▸ **Problem to solve**
Copy out the listing that follows exactly, dropping every picture.

=== Given information ===

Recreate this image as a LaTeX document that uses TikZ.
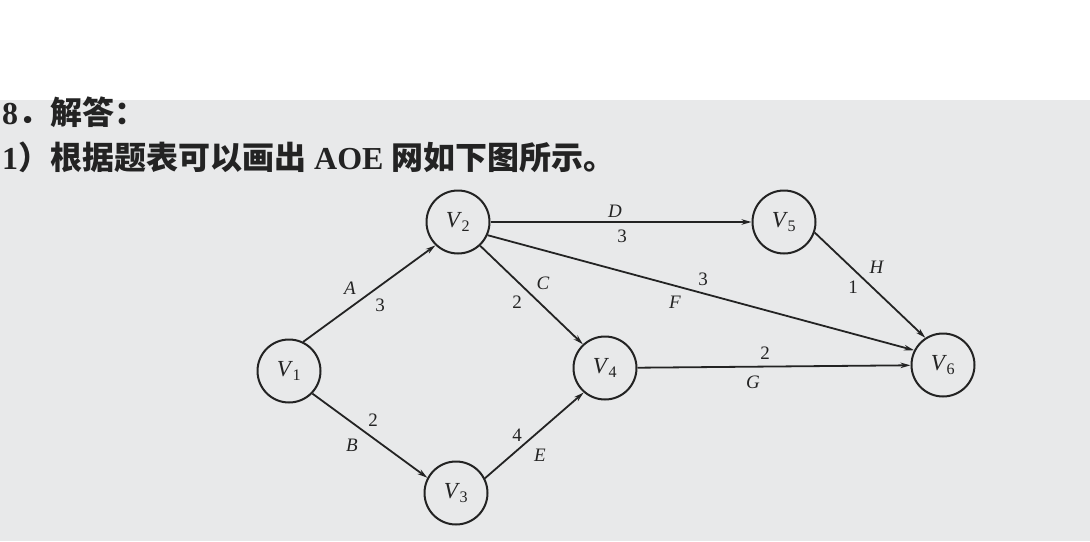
\documentclass[tikz,border=0pt]{standalone}
\usepackage{fontspec}
\setmainfont{Liberation Serif}
\newfontfamily\cjk{Noto Sans CJK SC}
\usetikzlibrary{arrows.meta}
\definecolor{ink}{RGB}{35,35,35}
\definecolor{paper}{RGB}{232,233,234}
\newcommand{\vname}[1]{\textit{V}\kern-0.5pt\textsubscript{#1}}

\begin{document}
\begin{tikzpicture}[x=1pt,y=-1pt,
  vtx/.style={circle,draw=ink,line width=2pt,minimum size=63pt,inner sep=0pt,
    text=ink,font=\fontsize{23}{25}\selectfont},
  act/.style={draw=ink,line width=1.8pt,-{Stealth[length=10pt,width=5.5pt]}},
  wt/.style={inner sep=0pt,text=ink,font=\fontsize{19}{21}\selectfont},
  head/.style={anchor=base west,inner sep=0pt,text=ink,font=\fontsize{32}{34}\selectfont\bfseries}]
\useasboundingbox (0,0) rectangle (1090,541);
\fill[paper] (0,100) rectangle (1090,541);

\node[head] at (2,124) (h1) {8{\cjk ．解答：}};
\node[head] at (2,169) (h2) {1{\cjk ）根据题表可以画出} AOE {\cjk 网如下图所示。}};

\node[vtx] at (289,371) (v1) {\vname{1}};
\node[vtx] at (458,222) (v2) {\vname{2}};
\node[vtx] at (456,493) (v3) {\vname{3}};
\node[vtx] at (605,368) (v4) {\vname{4}};
\node[vtx] at (784,222) (v5) {\vname{5}};
\node[vtx] at (943,365) (v6) {\vname{6}};

\node[wt] at (350,288) (la) {\textit{A}};
\node[wt] at (380,305) (wa) {3};
\node[wt] at (352,445) (lb) {\textit{B}};
\node[wt] at (373,420) (wb) {2};
\node[wt] at (543,283) (lc) {\textit{C}};
\node[wt] at (517,302) (wc) {2};
\node[wt] at (615,211) (ld) {\textit{D}};
\node[wt] at (622,236) (wd) {3};
\node[wt] at (540,455) (le) {\textit{E}};
\node[wt] at (517,435) (we) {4};
\node[wt] at (675,302) (lf) {\textit{F}};
\node[wt] at (703,279) (wf) {3};
\node[wt] at (753,382) (lg) {\textit{G}};
\node[wt] at (765,353) (wg) {2};
\node[wt] at (877,267) (lh) {\textit{H}};
\node[wt] at (853,287) (wh) {1};

\draw[act] (v1.64)  -- (v2.226);
\draw[act] (v1.-44) -- (v3.152);
\draw[act] (v2.-47) -- (v4.133);
\draw[act] (v3.27)  -- (v4.229);
\draw[act] (v2)     -- (v5);
\draw[act] (v2.-24) -- (v6.153);
\draw[act] (v4)     -- (v6);
\draw[act] (v5.-19) -- (v6.123);

\end{tikzpicture}
\end{document}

===

▸ **Task answer**
Recreate this image as a LaTeX document that uses TikZ.
\documentclass[tikz,border=0pt]{standalone}
\usepackage{fontspec}
\setmainfont{Liberation Serif}
\newfontfamily\cjk{Noto Sans CJK SC}
\usetikzlibrary{arrows.meta}
\definecolor{ink}{RGB}{35,35,35}
\definecolor{paper}{RGB}{232,233,234}
\newcommand{\vname}[1]{\textit{V}\kern-0.5pt\textsubscript{#1}}

\begin{document}
\begin{tikzpicture}[x=1pt,y=-1pt,
  vtx/.style={circle,draw=ink,line width=2pt,minimum size=63pt,inner sep=0pt,
    text=ink,font=\fontsize{23}{25}\selectfont},
  act/.style={draw=ink,line width=1.8pt,-{Stealth[length=10pt,width=5.5pt]}},
  wt/.style={inner sep=0pt,text=ink,font=\fontsize{19}{21}\selectfont},
  head/.style={anchor=base west,inner sep=0pt,text=ink,font=\fontsize{32}{34}\selectfont\bfseries}]
\useasboundingbox (0,0) rectangle (1090,541);
\fill[paper] (0,100) rectangle (1090,541);

\node[head] at (2,124) (h1) {8{\cjk ．解答：}};
\node[head] at (2,169) (h2) {1{\cjk ）根据题表可以画出} AOE {\cjk 网如下图所示。}};

\node[vtx] at (289,371) (v1) {\vname{1}};
\node[vtx] at (458,222) (v2) {\vname{2}};
\node[vtx] at (456,493) (v3) {\vname{3}};
\node[vtx] at (605,368) (v4) {\vname{4}};
\node[vtx] at (784,222) (v5) {\vname{5}};
\node[vtx] at (943,365) (v6) {\vname{6}};

\node[wt] at (350,288) (la) {\textit{A}};
\node[wt] at (380,305) (wa) {3};
\node[wt] at (352,445) (lb) {\textit{B}};
\node[wt] at (373,420) (wb) {2};
\node[wt] at (543,283) (lc) {\textit{C}};
\node[wt] at (517,302) (wc) {2};
\node[wt] at (615,211) (ld) {\textit{D}};
\node[wt] at (622,236) (wd) {3};
\node[wt] at (540,455) (le) {\textit{E}};
\node[wt] at (517,435) (we) {4};
\node[wt] at (675,302) (lf) {\textit{F}};
\node[wt] at (703,279) (wf) {3};
\node[wt] at (753,382) (lg) {\textit{G}};
\node[wt] at (765,353) (wg) {2};
\node[wt] at (877,267) (lh) {\textit{H}};
\node[wt] at (853,287) (wh) {1};

\draw[act] (v1.64)  -- (v2.226);
\draw[act] (v1.-44) -- (v3.152);
\draw[act] (v2.-47) -- (v4.133);
\draw[act] (v3.27)  -- (v4.229);
\draw[act] (v2)     -- (v5);
\draw[act] (v2.-24) -- (v6.153);
\draw[act] (v4)     -- (v6);
\draw[act] (v5.-19) -- (v6.123);

\end{tikzpicture}
\end{document}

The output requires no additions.